Built-in Functions: max(), min(), sin(), cos(), atan(), sqrt()

Rounding Functions: round(), ceil(), floor()

round(variable, number of decimal places) – rounds the number up if greater than or equal to 0.5 and rounds down if less than 0.5

ceil(variable, number of decimal places) – rounds the number up

floor(variable, number of decimal places) – rounds the number down

Complex Number Functions: mag(), ang(), real(), imag()

mag() – calculates the magnitude of a complex number

ang() – calculates the angle of a complex number

real() – gives the real value of a complex number

imag() – gives the imaginary value of a complex number

String Functions: string(), concat()

string(number) – this function converts a variable of type number to type string

concat(string, string, string) – this function concatenates n strings into a single string. If a number should be used here, remember to first convert it to a string via string()

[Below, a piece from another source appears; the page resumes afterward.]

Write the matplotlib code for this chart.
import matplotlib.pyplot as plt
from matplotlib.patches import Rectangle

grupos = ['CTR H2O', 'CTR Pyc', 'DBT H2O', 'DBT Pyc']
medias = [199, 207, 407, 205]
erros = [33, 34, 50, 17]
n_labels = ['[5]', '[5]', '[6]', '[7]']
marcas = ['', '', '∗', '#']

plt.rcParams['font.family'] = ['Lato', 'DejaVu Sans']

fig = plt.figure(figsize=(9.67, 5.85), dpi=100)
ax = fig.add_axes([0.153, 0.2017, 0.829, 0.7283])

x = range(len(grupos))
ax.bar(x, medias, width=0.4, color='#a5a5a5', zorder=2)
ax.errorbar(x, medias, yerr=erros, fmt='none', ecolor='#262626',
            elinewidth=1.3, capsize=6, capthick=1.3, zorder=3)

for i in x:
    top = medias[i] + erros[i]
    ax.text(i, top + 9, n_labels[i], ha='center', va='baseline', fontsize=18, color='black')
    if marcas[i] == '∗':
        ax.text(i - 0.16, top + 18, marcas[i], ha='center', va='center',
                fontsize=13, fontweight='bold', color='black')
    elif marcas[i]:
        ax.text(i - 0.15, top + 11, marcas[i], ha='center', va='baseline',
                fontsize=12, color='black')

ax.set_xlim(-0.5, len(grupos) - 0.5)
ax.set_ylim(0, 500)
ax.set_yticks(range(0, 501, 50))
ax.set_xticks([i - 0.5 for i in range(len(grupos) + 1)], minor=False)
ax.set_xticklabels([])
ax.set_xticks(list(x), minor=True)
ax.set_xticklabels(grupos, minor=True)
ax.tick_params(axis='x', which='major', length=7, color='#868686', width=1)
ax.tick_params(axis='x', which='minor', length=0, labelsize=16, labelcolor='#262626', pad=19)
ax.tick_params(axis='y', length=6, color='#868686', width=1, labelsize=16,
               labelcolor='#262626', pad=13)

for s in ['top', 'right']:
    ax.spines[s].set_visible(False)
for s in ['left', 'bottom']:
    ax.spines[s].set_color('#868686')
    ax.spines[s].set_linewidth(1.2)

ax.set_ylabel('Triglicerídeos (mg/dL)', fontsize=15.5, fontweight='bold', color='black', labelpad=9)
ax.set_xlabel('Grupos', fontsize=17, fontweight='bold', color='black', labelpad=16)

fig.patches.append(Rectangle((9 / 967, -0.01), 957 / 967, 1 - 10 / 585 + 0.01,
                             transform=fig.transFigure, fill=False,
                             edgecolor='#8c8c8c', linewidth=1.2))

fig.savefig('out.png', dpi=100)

Fault Variables: F#_I, F#_Icomp, F#_V, F#_Vcomp, F#_Zapparent

If/else statements: 

Variable = A < B ? C : D

Variable = A == B ? C : D

 

6. Add Flags: Flags can be used as a warning system to let the engineer know that certain calculations are outside of normally acceptable ranges. A flag is a conditional statement that, if true, presents a message to the user upon the application of the template.